The Hardy Boys and Nancy Drew have been keeping generations of kids reading and occasionally watching their heroic exploits.

The Hardy Boys was a series my dad talked about a lot and my older brothers read as well.  Nancy Drew I heard of in the popular culture, so I picked her books up out of curiosity. However both series’ had the same corporate owner, so can be discussed together.

There were several different Hardy Boys series’ out there when I was growing up. I had a definite preference.

There were the first 58 blue hard cover books-which I viewed as my dad’s Hardy Boys books. I read a few of them and enjoyed the classic setting and stories.

Of course, most of the Blue Hardy Boys and Yellow Nancy Drew mysteries on the market have been revised, so the ones I read in those series’ may have been a little different from what my father read growing up.  However, I was fortunate that my library had one copy each of the original Hardy Boys and Nancy Drew stories. These are a little bit longer and the language is a little more complex than modern readers are used to being set in the late 1920s and early 1930s respectively.
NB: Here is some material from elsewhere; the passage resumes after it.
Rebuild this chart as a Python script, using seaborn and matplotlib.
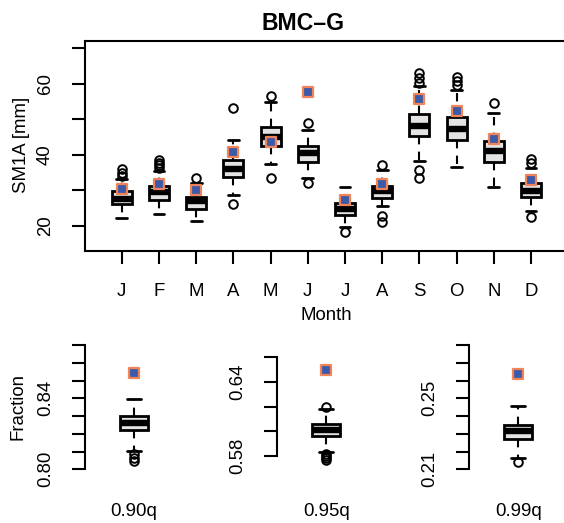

Then there was a Paperback series that started with #59 as the Hardy Boys Mystery digest. I viewed this as my older brothers’ Hardy Boys series. The books looked less interesting to me than the Blue books, so I never read them.

Then there was the Hardy Boys Case Files, a series that began in 1987 and contained far more action than the blue books. The first book began with a car bomb killing off Joe Hardy’s girlfriend and ends with the Hardy’s racing to stop the assassination of a presidential candidate.
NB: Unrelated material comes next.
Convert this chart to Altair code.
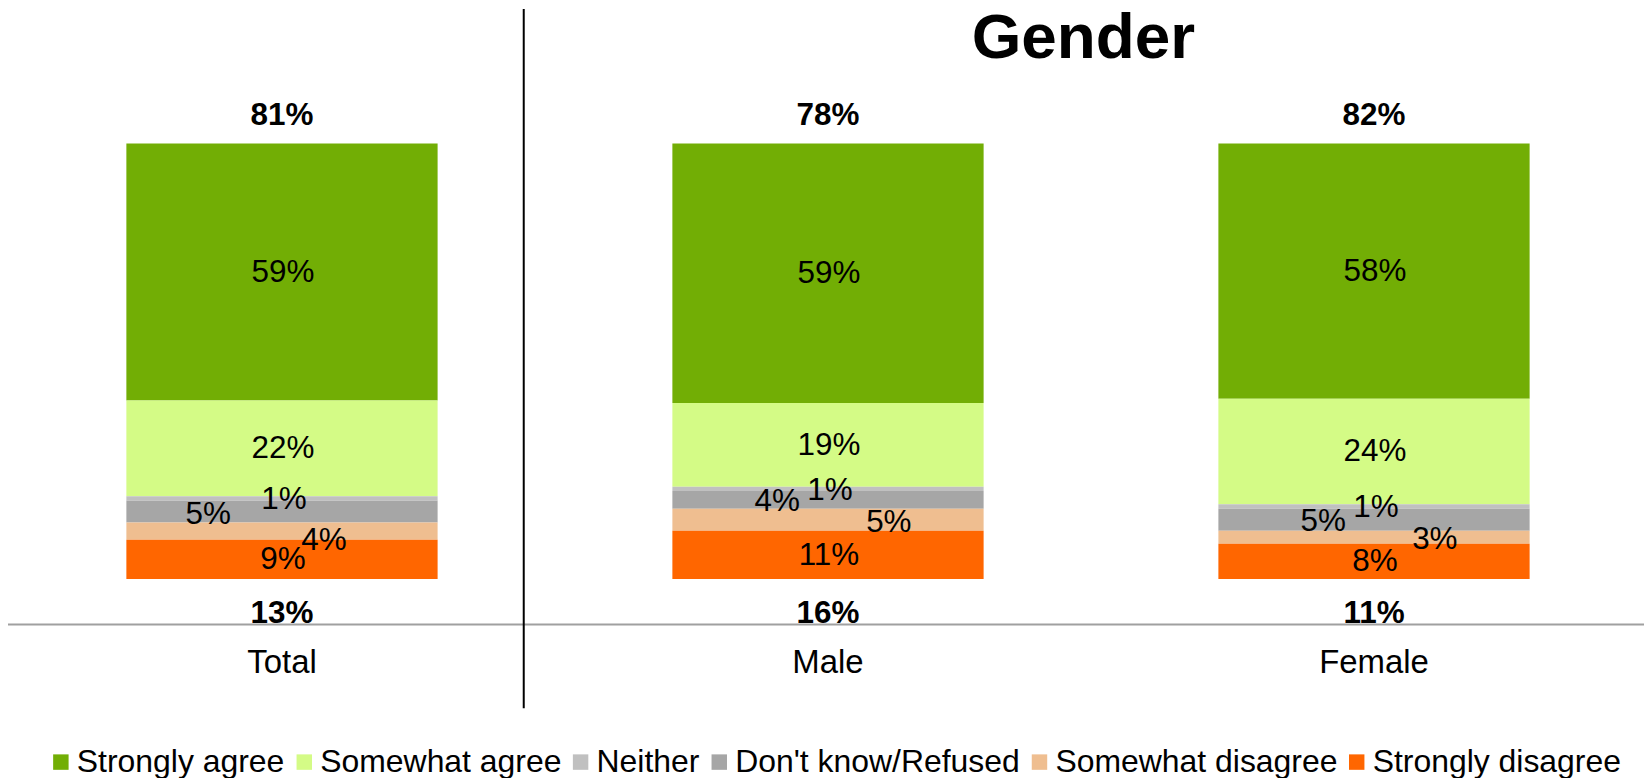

That was my Hardy Boys series.

Each Hardy Boys Case File was a page-turner that packed as much suspense, action, adventure, and danger as would fit into a 160-page paperback. I devoured each copy of the Hardy Boys case files I could get my hands on. (Note: If you have trouble getting your boys to read, get on Ebay and buy a few of these.)

It was a little different with Nancy Drew.  I like the Nancy Drew files, but at some point got tired of the constant romantic subplots that kept springing up. Everywhere they went Nancy’s two gal sidekicks  George and Bess fell for different guys. They had Nancy break up with Ned Nickerson early in the Nancy Drew Files series, so Nancy could get in on the act for a while too.  The big problem with these love interests is they would invariably be murder suspects.  The teaser’s before the book would have a question like, “Has Bess fallen for a killer.” And I’d mentally add, “again.”
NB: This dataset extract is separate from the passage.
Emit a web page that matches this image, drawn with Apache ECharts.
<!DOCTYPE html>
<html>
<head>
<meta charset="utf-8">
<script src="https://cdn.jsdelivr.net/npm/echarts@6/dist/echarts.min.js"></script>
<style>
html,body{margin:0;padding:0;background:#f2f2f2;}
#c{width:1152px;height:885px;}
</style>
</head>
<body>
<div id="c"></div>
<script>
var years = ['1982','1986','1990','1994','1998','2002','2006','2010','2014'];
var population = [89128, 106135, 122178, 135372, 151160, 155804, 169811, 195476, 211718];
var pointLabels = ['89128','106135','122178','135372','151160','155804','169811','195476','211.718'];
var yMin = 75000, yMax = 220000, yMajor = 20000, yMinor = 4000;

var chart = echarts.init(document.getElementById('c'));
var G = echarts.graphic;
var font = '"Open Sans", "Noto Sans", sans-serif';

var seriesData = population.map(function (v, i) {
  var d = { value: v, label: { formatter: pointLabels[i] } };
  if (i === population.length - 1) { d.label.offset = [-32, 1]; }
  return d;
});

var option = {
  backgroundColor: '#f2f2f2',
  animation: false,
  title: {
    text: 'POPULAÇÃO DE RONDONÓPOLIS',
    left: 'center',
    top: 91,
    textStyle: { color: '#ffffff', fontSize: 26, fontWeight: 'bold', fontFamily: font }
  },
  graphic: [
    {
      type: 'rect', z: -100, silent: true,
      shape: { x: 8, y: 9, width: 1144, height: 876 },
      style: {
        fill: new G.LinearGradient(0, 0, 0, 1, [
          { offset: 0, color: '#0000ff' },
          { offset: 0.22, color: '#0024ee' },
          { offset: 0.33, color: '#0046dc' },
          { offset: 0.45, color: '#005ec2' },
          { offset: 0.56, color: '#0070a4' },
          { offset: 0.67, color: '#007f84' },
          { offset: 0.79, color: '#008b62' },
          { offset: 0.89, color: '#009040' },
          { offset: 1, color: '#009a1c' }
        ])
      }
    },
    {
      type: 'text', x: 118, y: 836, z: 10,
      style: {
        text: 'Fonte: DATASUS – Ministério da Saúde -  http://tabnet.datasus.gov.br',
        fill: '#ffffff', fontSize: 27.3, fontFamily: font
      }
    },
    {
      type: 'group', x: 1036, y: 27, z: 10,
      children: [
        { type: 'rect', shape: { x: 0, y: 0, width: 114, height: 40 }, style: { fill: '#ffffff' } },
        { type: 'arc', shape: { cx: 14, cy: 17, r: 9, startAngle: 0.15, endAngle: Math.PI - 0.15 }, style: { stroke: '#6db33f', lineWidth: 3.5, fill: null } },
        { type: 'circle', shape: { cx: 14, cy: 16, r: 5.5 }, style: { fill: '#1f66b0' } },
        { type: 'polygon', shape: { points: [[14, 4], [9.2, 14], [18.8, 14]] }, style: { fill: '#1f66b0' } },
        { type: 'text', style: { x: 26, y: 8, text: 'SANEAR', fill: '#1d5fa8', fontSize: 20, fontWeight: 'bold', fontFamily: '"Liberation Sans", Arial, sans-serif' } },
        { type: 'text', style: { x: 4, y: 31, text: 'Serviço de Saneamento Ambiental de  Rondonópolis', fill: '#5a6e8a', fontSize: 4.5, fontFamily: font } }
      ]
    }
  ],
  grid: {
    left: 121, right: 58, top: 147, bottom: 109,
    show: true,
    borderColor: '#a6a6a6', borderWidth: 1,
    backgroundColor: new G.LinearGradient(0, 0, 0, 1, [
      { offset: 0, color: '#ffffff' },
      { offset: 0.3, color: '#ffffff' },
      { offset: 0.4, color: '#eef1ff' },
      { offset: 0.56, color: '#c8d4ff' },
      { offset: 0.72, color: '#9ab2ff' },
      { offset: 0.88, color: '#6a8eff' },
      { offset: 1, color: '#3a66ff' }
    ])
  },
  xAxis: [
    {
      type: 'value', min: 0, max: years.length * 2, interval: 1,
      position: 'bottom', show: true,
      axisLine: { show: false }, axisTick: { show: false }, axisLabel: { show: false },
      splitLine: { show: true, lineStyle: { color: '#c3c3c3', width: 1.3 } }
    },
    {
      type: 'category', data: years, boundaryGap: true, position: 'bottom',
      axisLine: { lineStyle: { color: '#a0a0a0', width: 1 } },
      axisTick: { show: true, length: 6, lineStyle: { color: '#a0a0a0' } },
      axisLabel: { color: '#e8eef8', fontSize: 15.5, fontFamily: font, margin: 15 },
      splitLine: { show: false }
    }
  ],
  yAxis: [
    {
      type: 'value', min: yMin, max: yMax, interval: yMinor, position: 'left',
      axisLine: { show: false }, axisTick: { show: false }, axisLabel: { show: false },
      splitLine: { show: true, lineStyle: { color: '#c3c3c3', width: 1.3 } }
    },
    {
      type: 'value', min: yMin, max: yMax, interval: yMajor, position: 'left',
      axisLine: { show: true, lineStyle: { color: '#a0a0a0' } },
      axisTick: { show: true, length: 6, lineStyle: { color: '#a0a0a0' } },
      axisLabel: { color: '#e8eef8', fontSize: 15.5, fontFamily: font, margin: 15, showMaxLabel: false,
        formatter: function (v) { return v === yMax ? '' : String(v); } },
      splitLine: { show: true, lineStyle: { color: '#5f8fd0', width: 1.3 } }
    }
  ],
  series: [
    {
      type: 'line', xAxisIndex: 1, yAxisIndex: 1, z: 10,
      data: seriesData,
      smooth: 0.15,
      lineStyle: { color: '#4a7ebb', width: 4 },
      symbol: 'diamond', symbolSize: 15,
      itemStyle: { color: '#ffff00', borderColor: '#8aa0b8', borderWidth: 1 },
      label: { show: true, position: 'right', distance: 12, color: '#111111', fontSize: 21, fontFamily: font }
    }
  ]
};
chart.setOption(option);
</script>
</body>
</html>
I liked golden age Nancy a little bit better with a greater focus on the mystery.

Of course, there was one thing the more modern Nancy Drew could do that the golden age one couldn’t.

If there was one thing better than a Hardy Boys or Nancy Drew Book, it was a Nancy Drew and the Hardy Boys Super Mystery. These were always fun with a greater length (usually 220-230 pages), more detectives, and a better mystery.  The Hardy Boys and Nancy Drew happened run into each other and a mystery about 30 times over ten years.

Speaking of running into the Hardy Boys, the same corporation that owns the Hardy Boys and Nancy Drew, also owned the Tom Swift franchise, which began in 1910 with Tom Swift, Sr. as an inventor and adventure. In the 1950s, the baton was passed to Tom Swift, Jr. who developed more space age technology. As a sci fan, I’d read quite a bit of the various Tom Swift books from the 1950s as well as a couple from the 1970s. Tom  The 1990s series was similar to the Hardy Boys and Nancy Drew series with action-packed stories coming in at 160 pages.

They had the great idea to put the Hardy Boys and Tom Swift in the same book. While I’ve not read every Hardy Boys story, it suffices to say, that never have the Hardy Boys had a higher stake than they did in their first crossover with Tom Swift, Time Bomb.

I didn’t read all the Hardy Boys, Nancy Drew, or Tom Swift books out there as I was limited in time and to what I had available at the library. Still, the time spent with these characters were among the happiest I had growing up.